Prompt - Go through the records from the first line and retype each one exactly, stopping once the line with "from matplotlib.ticker import" is done. Pictures are left out.

Dataset records -
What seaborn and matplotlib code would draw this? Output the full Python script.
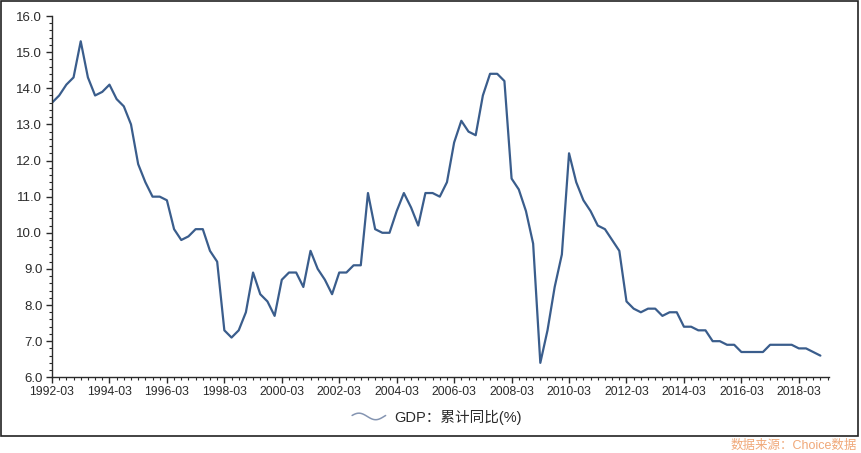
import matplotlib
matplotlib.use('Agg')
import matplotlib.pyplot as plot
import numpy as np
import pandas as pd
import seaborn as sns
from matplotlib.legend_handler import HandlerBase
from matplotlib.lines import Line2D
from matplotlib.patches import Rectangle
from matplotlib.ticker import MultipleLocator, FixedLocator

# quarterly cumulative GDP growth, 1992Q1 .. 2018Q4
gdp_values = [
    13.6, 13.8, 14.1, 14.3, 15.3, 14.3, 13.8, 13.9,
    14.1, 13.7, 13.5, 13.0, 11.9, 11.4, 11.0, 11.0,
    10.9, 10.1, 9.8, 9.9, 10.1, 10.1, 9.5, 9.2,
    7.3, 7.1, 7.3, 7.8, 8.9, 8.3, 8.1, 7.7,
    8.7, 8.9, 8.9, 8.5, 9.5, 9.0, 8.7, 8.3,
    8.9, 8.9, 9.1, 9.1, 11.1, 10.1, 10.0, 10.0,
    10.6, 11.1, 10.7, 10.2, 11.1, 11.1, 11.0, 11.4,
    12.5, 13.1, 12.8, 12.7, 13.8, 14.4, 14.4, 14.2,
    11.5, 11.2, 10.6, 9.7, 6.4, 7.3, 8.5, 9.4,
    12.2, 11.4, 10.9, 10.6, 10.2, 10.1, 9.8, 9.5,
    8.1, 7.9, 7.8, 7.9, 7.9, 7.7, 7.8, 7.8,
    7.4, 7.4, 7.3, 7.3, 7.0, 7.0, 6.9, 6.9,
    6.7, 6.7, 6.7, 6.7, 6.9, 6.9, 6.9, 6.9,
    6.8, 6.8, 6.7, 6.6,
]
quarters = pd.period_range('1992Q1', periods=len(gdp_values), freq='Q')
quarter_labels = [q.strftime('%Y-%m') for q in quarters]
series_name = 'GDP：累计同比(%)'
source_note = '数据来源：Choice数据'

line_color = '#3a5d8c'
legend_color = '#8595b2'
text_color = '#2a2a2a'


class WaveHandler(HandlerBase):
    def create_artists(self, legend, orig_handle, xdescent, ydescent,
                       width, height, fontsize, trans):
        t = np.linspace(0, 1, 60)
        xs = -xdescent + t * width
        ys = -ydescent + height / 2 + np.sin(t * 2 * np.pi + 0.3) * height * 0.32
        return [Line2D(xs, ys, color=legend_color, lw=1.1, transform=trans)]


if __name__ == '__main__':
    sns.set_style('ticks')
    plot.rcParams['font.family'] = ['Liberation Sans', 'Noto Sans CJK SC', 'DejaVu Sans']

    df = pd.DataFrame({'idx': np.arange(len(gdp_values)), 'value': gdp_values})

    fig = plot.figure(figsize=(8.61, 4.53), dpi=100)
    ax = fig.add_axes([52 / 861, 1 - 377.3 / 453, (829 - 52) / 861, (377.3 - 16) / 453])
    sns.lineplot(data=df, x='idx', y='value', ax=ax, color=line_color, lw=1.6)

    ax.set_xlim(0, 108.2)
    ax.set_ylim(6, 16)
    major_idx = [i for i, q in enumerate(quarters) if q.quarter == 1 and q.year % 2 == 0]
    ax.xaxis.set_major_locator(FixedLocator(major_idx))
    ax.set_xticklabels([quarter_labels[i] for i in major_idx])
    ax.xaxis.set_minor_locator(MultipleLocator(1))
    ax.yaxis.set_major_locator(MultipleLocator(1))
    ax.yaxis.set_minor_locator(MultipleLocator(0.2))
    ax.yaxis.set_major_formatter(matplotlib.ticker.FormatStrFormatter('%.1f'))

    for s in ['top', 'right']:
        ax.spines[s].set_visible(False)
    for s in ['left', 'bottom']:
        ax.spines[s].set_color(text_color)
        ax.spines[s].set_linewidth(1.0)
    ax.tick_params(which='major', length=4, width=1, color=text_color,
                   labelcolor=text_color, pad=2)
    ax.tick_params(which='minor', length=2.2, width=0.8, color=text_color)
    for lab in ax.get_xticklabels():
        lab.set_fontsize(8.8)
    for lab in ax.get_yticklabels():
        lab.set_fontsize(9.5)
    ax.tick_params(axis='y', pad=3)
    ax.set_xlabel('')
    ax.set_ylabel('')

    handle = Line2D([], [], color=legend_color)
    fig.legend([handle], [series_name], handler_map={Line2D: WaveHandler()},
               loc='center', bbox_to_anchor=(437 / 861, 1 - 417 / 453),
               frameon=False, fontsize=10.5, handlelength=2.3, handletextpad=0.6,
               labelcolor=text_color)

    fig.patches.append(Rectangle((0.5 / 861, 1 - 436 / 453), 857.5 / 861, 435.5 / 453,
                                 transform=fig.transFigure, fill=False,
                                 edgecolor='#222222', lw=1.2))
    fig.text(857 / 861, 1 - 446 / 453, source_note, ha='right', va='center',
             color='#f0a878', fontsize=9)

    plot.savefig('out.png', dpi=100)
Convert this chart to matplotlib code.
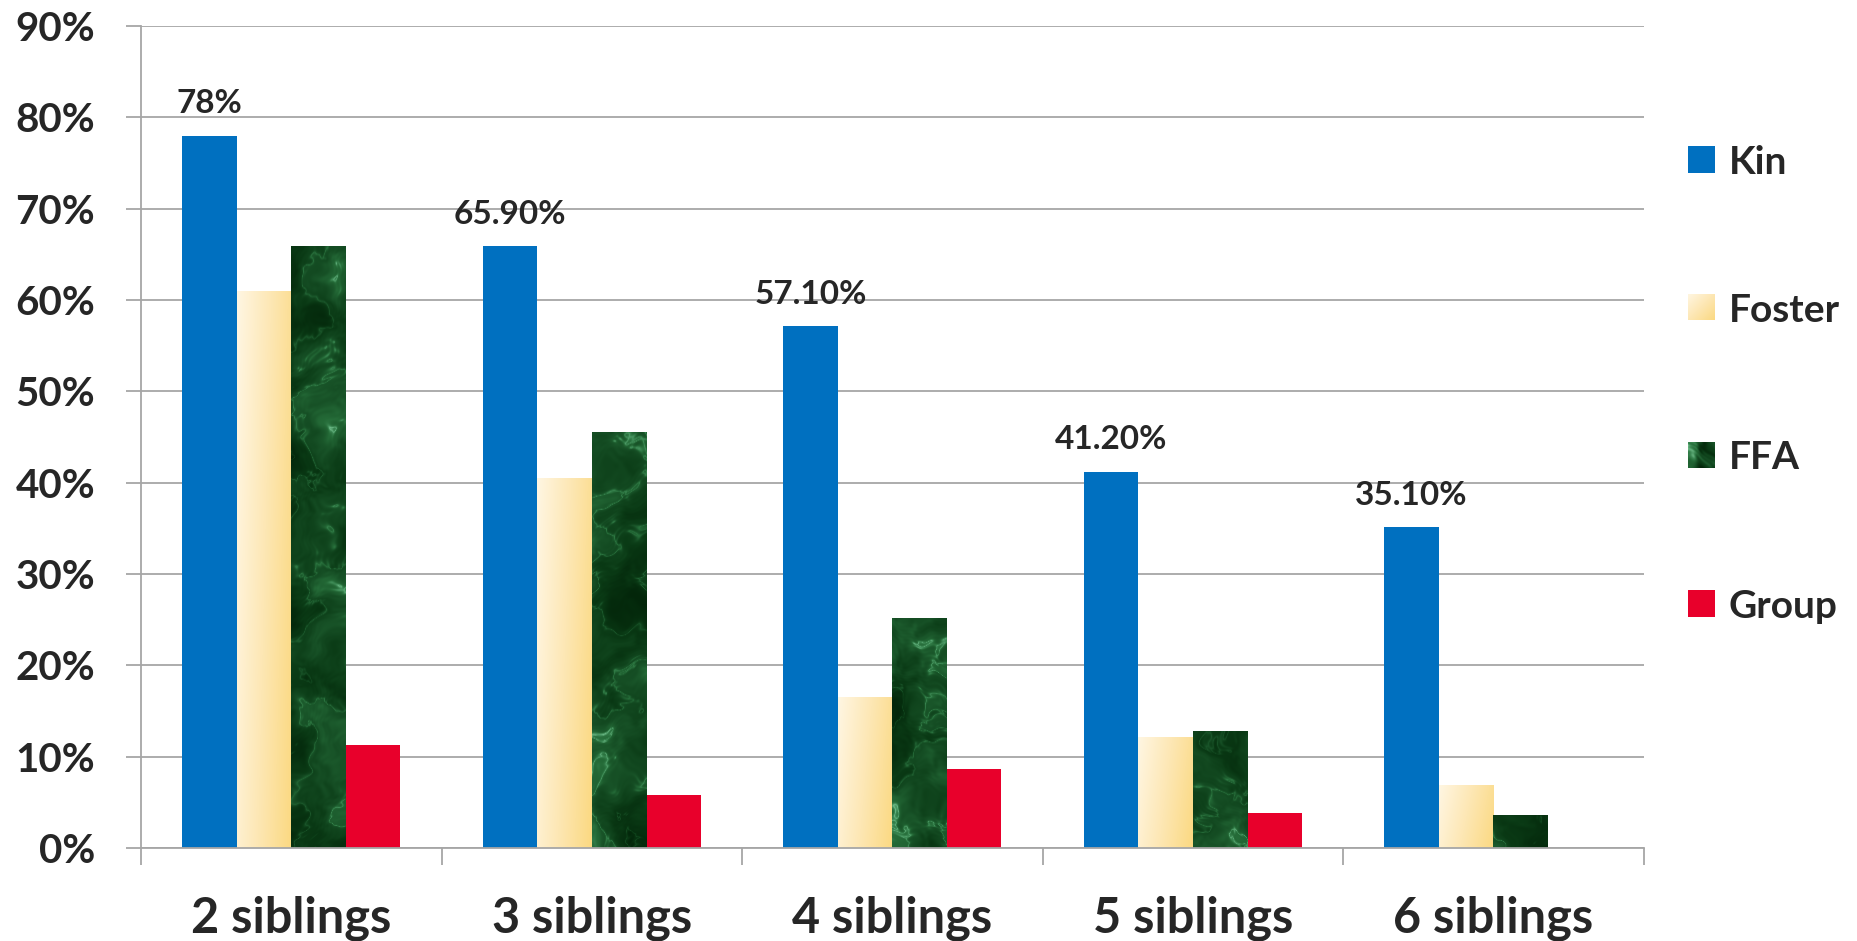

Response to this task -
What seaborn and matplotlib code would draw this? Output the full Python script.
import matplotlib
matplotlib.use('Agg')
import matplotlib.pyplot as plot
import numpy as np
import pandas as pd
import seaborn as sns
from matplotlib.legend_handler import HandlerBase
from matplotlib.lines import Line2D
from matplotlib.patches import Rectangle
from matplotlib.ticker import MultipleLocator, FixedLocator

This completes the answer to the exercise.